African Americans (Black people from Canada all the way to southern-most tip of Chile) are part of a unique group – the descendants of European slavery. This is when groups of displaced Africans were kept in the dark about who they are for hundreds of years, and the stolen history was replaced with lies, rhetoric, and behavior which would lead to low self-esteem (similar to a child kidnapped at birth and raised by evil and abusive foster parents with no mental health intervention). Any attempt by a slave to read, study, or question their origin, identity, or spirituality was punishable by torture by the whip, chain, rape, or even death.
The entertainment mogul stands to lose millions by taking this stance, and it will certainly have a domino effect on other lucrative endeavors.

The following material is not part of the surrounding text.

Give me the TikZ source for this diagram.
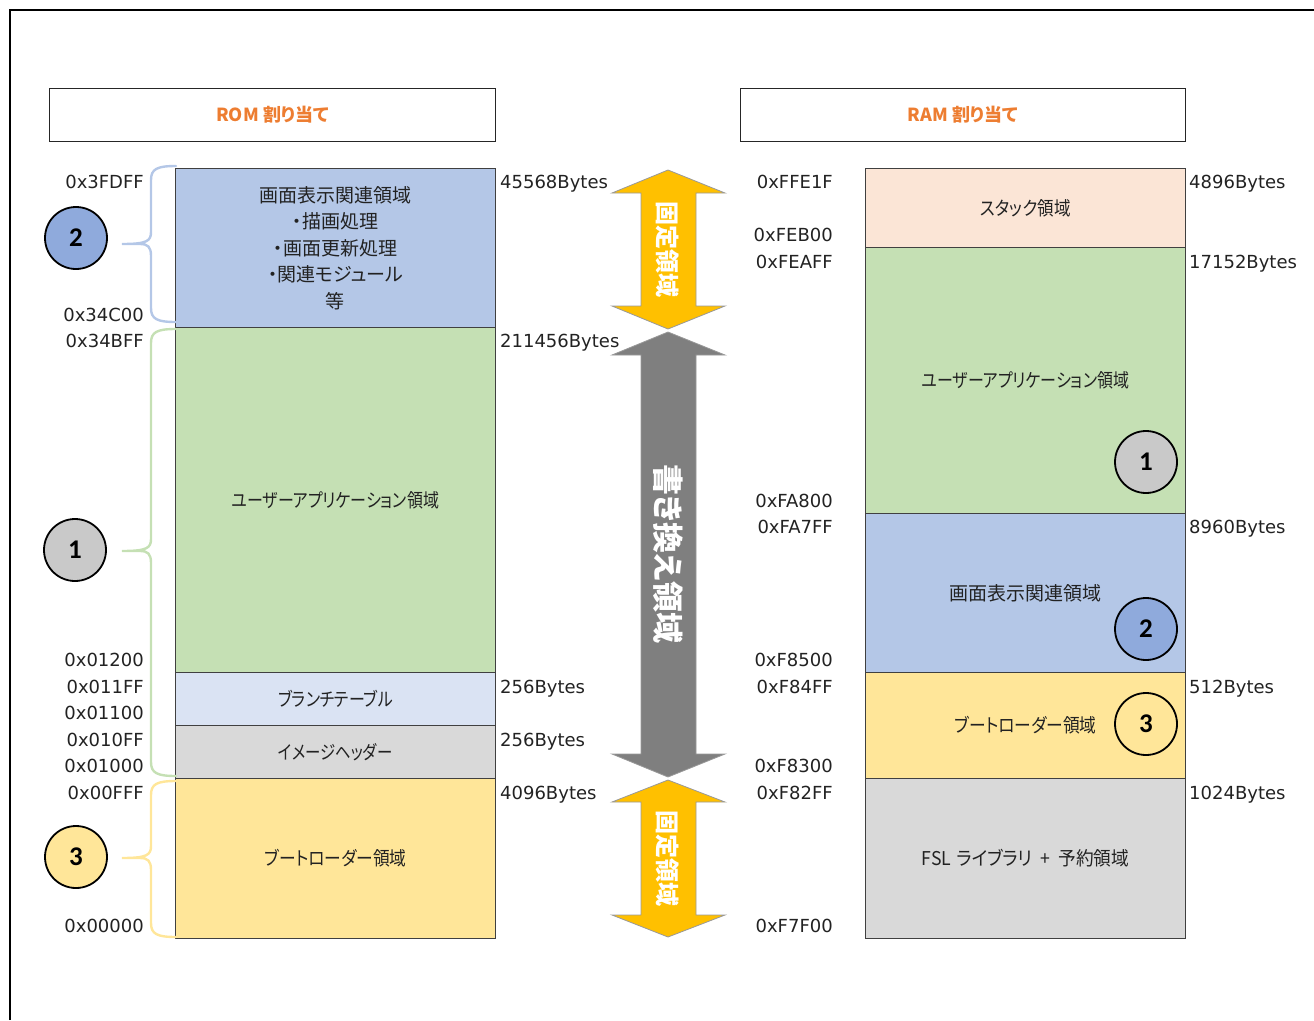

Perhaps you’re thinking, Nick Cannon is in a position to take this action because he is already rich. Well, so is your favorite trap rapper, gangsta rapper, conscious rapper, singer, athlete, doctor, lawyer, politician, and so on; yet they remain silent on the sidelines. Brother Nick should be applauded, celebrated and held in high regard – with the same enthusiasm displayed when we see a brother dunking a basketball or catching a touchdown pass.